Hacker News new | ask | show | jobs
by catgary 76 days ago
And even then - I still read the code it generates, and if I see a better way of doing something I just step in, write a partial solution, and then sketch out how the complete solution should work.
1 comments

Unless the solution is going to be more secure, faster, more stable etc, why does it matter?

Will the end user care? “Does it make the beer taste better”?

in a word, maintainability

> maintainability is inversely proportional to the amount of time it takes a developer to make a change and the risk that change will break something

https://softwareengineering.stackexchange.com/a/134863

i could be wrong, but i'm pretty sure that end-users get upset when a change takes a long time or it ends up breaking something for them.

just because people are finding that agents or whatever are speeding changes up now doesn't necessarily mean they won't encounter a slow-down later when the codebase becomes an un-maintainable mess. technical debt is always a thing, even with machines doing the work (the agent/machine still has to parse a codebase to make changes).
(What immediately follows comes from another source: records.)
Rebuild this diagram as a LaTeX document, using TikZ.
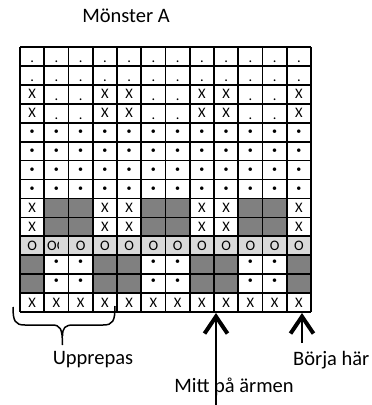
\documentclass[tikz,border=0pt]{standalone}
\usepackage{fontspec}
\setmainfont{Carlito}
\usetikzlibrary{arrows.meta}
\definecolor{mork}{gray}{0.5}
\definecolor{ljus}{gray}{0.85}
\tikzset{
  ruta/.style={line width=1.7pt},
  pil/.style={line width=1.4pt,-{Straight Barb[length=17pt,width=23pt,line width=4pt]}},
  etikett/.style={font=\fontsize{20.5}{24}\selectfont,inner sep=0pt},
  tecken/.style={font=\fontsize{14.5}{16}\selectfont,inner sep=0pt,anchor=base},
  prick/.style={font=\fontsize{10}{11}\selectfont,inner sep=0pt}
}
\begin{document}
\begin{tikzpicture}[x=1pt,y=-1pt]
			\useasboundingbox (0,0) rectangle (372,405);
			% gray cells
			\foreach \r in {9,10} \foreach \c in {2,3,6,7,10,11}
				\fill[mork] ({20+(\c-1)*24.25},{47+(\r-1)*18.93}) rectangle +(24.25,18.93);
			\foreach \r in {12,13} \foreach \c in {1,4,5,8,9,12}
				\fill[mork] ({20+(\c-1)*24.25},{47+(\r-1)*18.93}) rectangle +(24.25,18.93);
			\fill[ljus] (20,{47+10*18.93}) rectangle +(291,18.93);
			% periods, rows 1-4
			\foreach \r in {1,2} \foreach \c in {1,...,12}
				\node[tecken] (p\r-\c) at ({20+(\c-0.5)*24.25},{47+\r*18.93-3.5}) {.};
			\foreach \r in {3,4} \foreach \c in {2,3,6,7,10,11}
				\node[tecken] (p\r-\c) at ({20+(\c-0.5)*24.25},{47+\r*18.93-3.5}) {.};
			% x
			\foreach \r in {3,4,9,10} \foreach \c in {1,4,5,8,9,12}
				\node[tecken] (x\r-\c) at ({20+(\c-0.5)*24.25},{47+(\r-0.5)*18.93+4.6}) {X};
			\foreach \c in {1,...,12}
				\node[tecken] (x14-\c) at ({20+(\c-0.5)*24.25},{47+13.5*18.93+4.6}) {X};
			% bullets
			\foreach \r in {5,...,8} \foreach \c in {1,...,12}
				\node[prick] (b\r-\c) at ({20+(\c-0.5)*24.25},{47+(\r-0.5)*18.93}) {•};
			\foreach \r in {12,13} \foreach \c in {2,3,6,7,10,11}
				\node[prick] (b\r-\c) at ({20+(\c-0.5)*24.25},{47+(\r-0.5)*18.93-2.5}) {•};
			% o row
			\foreach \c in {1,3,4,5,6,7,8,9,10,11,12}
				\node[tecken] (o\c) at ({20+(\c-0.5)*24.25},{47+10.5*18.93+4.6}) {O};
			\begin{scope}
				\clip (44,230) rectangle (58,260);
				\node[tecken,anchor=base west] (o2) at (47,{47+10.5*18.93+4.6}) {OO};
			\end{scope}
			% grid
			\foreach \i in {0,...,12}
				\draw[ruta] ({20+\i*24.25},47) -- ({20+\i*24.25},312);
			\foreach \j in {0,...,14}
				\draw[ruta] (20,{47+\j*18.93}) -- (311,{47+\j*18.93});
			% brace
			\draw[line width=1.5pt] (13,307) .. controls (13,321) and (15,325) .. (25,325) -- (52,325)
				.. controls (60,325) and (62.5,328) .. (62.5,345);
			\draw[line width=1.5pt] (115,306) .. controls (115,321) and (113,325) .. (103,325) -- (73,325)
				.. controls (65,325) and (62.5,328) .. (62.5,336);
			% labels
			\node[etikett] (monster) at (126,16) {Mönster A};
			\node[etikett] (upprepas) at (93,360) {Upprepas};
			\node[etikett,anchor=west] (borja) at (293,360) {Börja här};
			\node[etikett] (mitt) at (234,387) {Mitt på ärmen};
			% arrows
			\coordinate (mittfot) at (216,405); \coordinate (mittspets) at (216,313);
			\coordinate (borjafot) at (302,343); \coordinate (borjaspets) at (302,313);
			\draw[pil] (mittfot) -- (mittspets);
			\draw[pil] (borjafot) -- (borjaspets);
\end{tikzpicture}
\end{document}
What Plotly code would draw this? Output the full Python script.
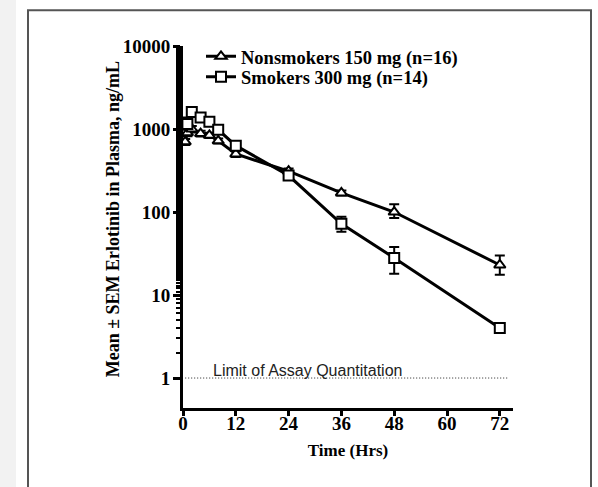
import plotly.graph_objects as go

# ---- data ----
time_ns = [0.5, 1, 2, 4, 6, 8, 12, 24, 36, 48, 72]
nonsmokers = [700, 900, 1000, 880, 840, 720, 500, 310, 170, 100, 23]
ns_err_up = [60, 80, 90, 70, 60, 50, 40, 25, 12, 24, 7]
ns_err_dn = [60, 80, 90, 70, 60, 50, 40, 25, 12, 15, 5.5]

time_s = [0.5, 1, 2, 4, 6, 8, 12, 24, 36, 48, 72]
smokers = [1200, 1150, 1600, 1380, 1220, 980, 630, 275, 72, 28, 4]
s_err_up = [90, 90, 120, 100, 90, 70, 40, 20, 16, 10, 0.3]
s_err_dn = [90, 90, 120, 100, 90, 70, 40, 20, 14, 10, 0.3]

loq_x = [0.5, 74]
loq_y = [1, 1]

x_ticks = [0, 12, 24, 36, 48, 60, 72]
y_ticks = [1, 10, 100, 1000, 10000]

# ---- layout helpers (pixel -> paper) ----
L, R, T, B = 183, 513, 45.7, 407.7
W, H = 598, 487
def px(x):
    return (x - L) / (R - L)
def py(y):
    return 1 - (y - T) / (B - T)

fig = go.Figure()

fig.add_trace(go.Scatter(
    x=loq_x, y=loq_y, mode="lines",
    line=dict(color="#222", width=1, dash="1px,2px"),
    showlegend=False, hoverinfo="skip"))

fig.add_trace(go.Scatter(
    x=time_ns, y=nonsmokers, mode="lines+markers",
    name="<b>Nonsmokers 150 mg (n=16)</b>", legend="legend",
    line=dict(color="black", width=3),
    marker=dict(symbol="triangle-up", size=10, color="white",
                line=dict(color="black", width=2)),
    error_y=dict(type="data", array=ns_err_up, arrayminus=ns_err_dn,
                 color="black", thickness=2, width=5)))

fig.add_trace(go.Scatter(
    x=time_s, y=smokers, mode="lines+markers",
    name="<b>Smokers 300 mg (n=14)</b>", legend="legend2",
    line=dict(color="black", width=3),
    marker=dict(symbol="square", size=10, color="white",
                line=dict(color="black", width=2)),
    error_y=dict(type="data", array=s_err_up, arrayminus=s_err_dn,
                 color="black", thickness=2, width=5)))

lfont = dict(family="Liberation Serif", size=18.5, color="black")

fig.update_layout(
    width=W, height=H,
    margin=dict(l=L, r=W - R, t=T, b=H - B),
    paper_bgcolor="white", plot_bgcolor="white",
    showlegend=True,
    legend=dict(x=px(201), y=py(56.5), xanchor="left", yanchor="middle",
                font=lfont, bgcolor="rgba(0,0,0,0)", itemwidth=30),
    legend2=dict(x=px(201), y=py(77), xanchor="left", yanchor="middle",
                 font=lfont, bgcolor="rgba(0,0,0,0)", itemwidth=30),
    xaxis=dict(range=[0, 75], tickvals=x_ticks,
               ticktext=["<b>%d</b>" % v for v in x_ticks],
               showgrid=False, zeroline=False, showline=True, linecolor="black",
               linewidth=3, ticks="outside", ticklen=5, tickwidth=2.5,
               tickcolor="black", ticklabelstandoff=-9,
               tickfont=dict(family="Liberation Serif", size=19, color="black"),
               title=dict(text="<b>Time (Hrs)</b>",
                          font=dict(family="Liberation Serif", size=17, color="black"),
                          standoff=12)),
    yaxis=dict(type="log", range=[-0.361, 4.0], tickvals=y_ticks,
               ticktext=["<b>%d</b>" % v for v in y_ticks],
               showgrid=False, zeroline=False, showline=True, linecolor="black",
               linewidth=3, ticks="outside", ticklen=7, tickwidth=2.5,
               tickcolor="black", ticklabelstandoff=-1,
               minor=dict(ticks="outside", ticklen=4, tickwidth=1.5, tickcolor="black",
                          showgrid=False),
               tickfont=dict(family="Liberation Serif", size=19, color="black")),
    shapes=[
        dict(type="rect", xref="paper", yref="paper",
             x0=px(0), x1=px(16), y0=py(-10), y1=py(500),
             fillcolor="#f2f2f2", line=dict(width=0), layer="below"),
        dict(type="rect", xref="paper", yref="paper",
             x0=px(28), x1=px(591), y0=py(10), y1=py(520),
             fillcolor="rgba(0,0,0,0)", line=dict(color="#555", width=2)),
    ],
    annotations=[
        dict(x=6.3, y=0, xref="x", yref="y", xanchor="left", yanchor="bottom",
             text="Limit of Assay Quantitation", showarrow=False,
             font=dict(family="Liberation Sans", size=16, color="#222"), yshift=-3),
        dict(x=px(113), y=py(219), xref="paper", yref="paper",
             xanchor="center", yanchor="middle", textangle=-90,
             text="<b>Mean \u00b1 SEM Erlotinib in Plasma, ng/mL</b>", showarrow=False,
             font=dict(family="Liberation Serif", size=18, color="black")),
    ],
)

fig.write_html("out.html")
What makes you think that AI couldn’t make the same changes without breaking it whether you modify the code or not? And you do have automated unit tests don’t you?

Right now I have a 5000 line monolithic vibe coded internal website that is at most going to be used by 3 people. It mixes Python, inline CSS and Javasript with the API. I haven’t looked at a line of code. My IAM permissions for the Lambda runtime has limited permissions (meaning the code can’t do anything that the permissions won’t allow it to). I used AWS Cognito for authorization and validated the security of the endpoints and I validated the permissions of the database user.

Neither Claude nor Codex have any issues adding pages, features and API endpoints without breaking changes.

By definition, coding agents are the worse they will be right now.

i have a rule of thumb based on past experience. circa 10k per developer involved, reducing as the codebase size increases.

> 5000 line

so that's currently half a developer according to my rule of thumb.

what happens when that gets to 20,000 lines...? that's over the line in my experience for a human who was the person who wrote it. it takes longer to make changes. change that are made increasingly go out in a more and more broken state. etc. etc. more and more tests have to be written for each change to try and stop it going out in a broken state. more work needs to be done for a feature with equal complexity compared to when we started, because now the rest of the codebase is what adds complexity to us making changes. etc. etc. and that gets worse the more we add.

these agent things have a tendency and propensity to add more code, rather than adding the most maintainable code. it's why people have to review and edit the majority of generated code features beyond CRUD webapp functionality (or similar boilerplate). so, given time and more features, 5k --> 10k --> 20k --> ... too much for a single human being if the agent tools are no longer available.

so let's take it to a bit of a hyperbolic conclusion ... what about agents and a 5,000,000 line codebase...? do you think these agents will take the same amount of time to make a change in a codebase of that size versus 5,000 lines? how much more expensive do you think it could get to run the agents at that size? how about increases in error rate when making changes? how many extra tests need to be added for each feature to ensure zero breakage?

do you see my point?

(fyi: the 5 million LoC is a thought experiment to get you to critically think about the problem technical debt related to agents as codebase size increases, i'm not saying your website's code will get that big)

(also, sorry i basically wrote most of this over the 20 minutes or so since i first posted... my adhd is killing me today)

20K lines of code is well within the context window of any modern LLM. But just like no person tries to understand everything and keep the entire context in their brain, neither do modern LLMs.

Also documentation in the form of MD files becomes important to explain the why and the methodology.

Generally speaking, I try to ensure that the LLM is using core abstractions throughout the codebase in a consistent manner. This makes it easier for me to review any changes it makes.
Sort of a devils advocate question. If you write and review your tests and the functional and non functional requirements and the human tests for usability pass, why does the code matter?

Non functional requirements: performance, security, reliability, logging etc?

Because the code is the actual thing, tests can only show that the code fails in certain cases, they don’t actually prove the code is correct.
If you are writing the correct tests that mirror the requirements, why wouldn’t passing tests mean the code is correct?
Because it doesn’t? Thats why the field of formal methods exists.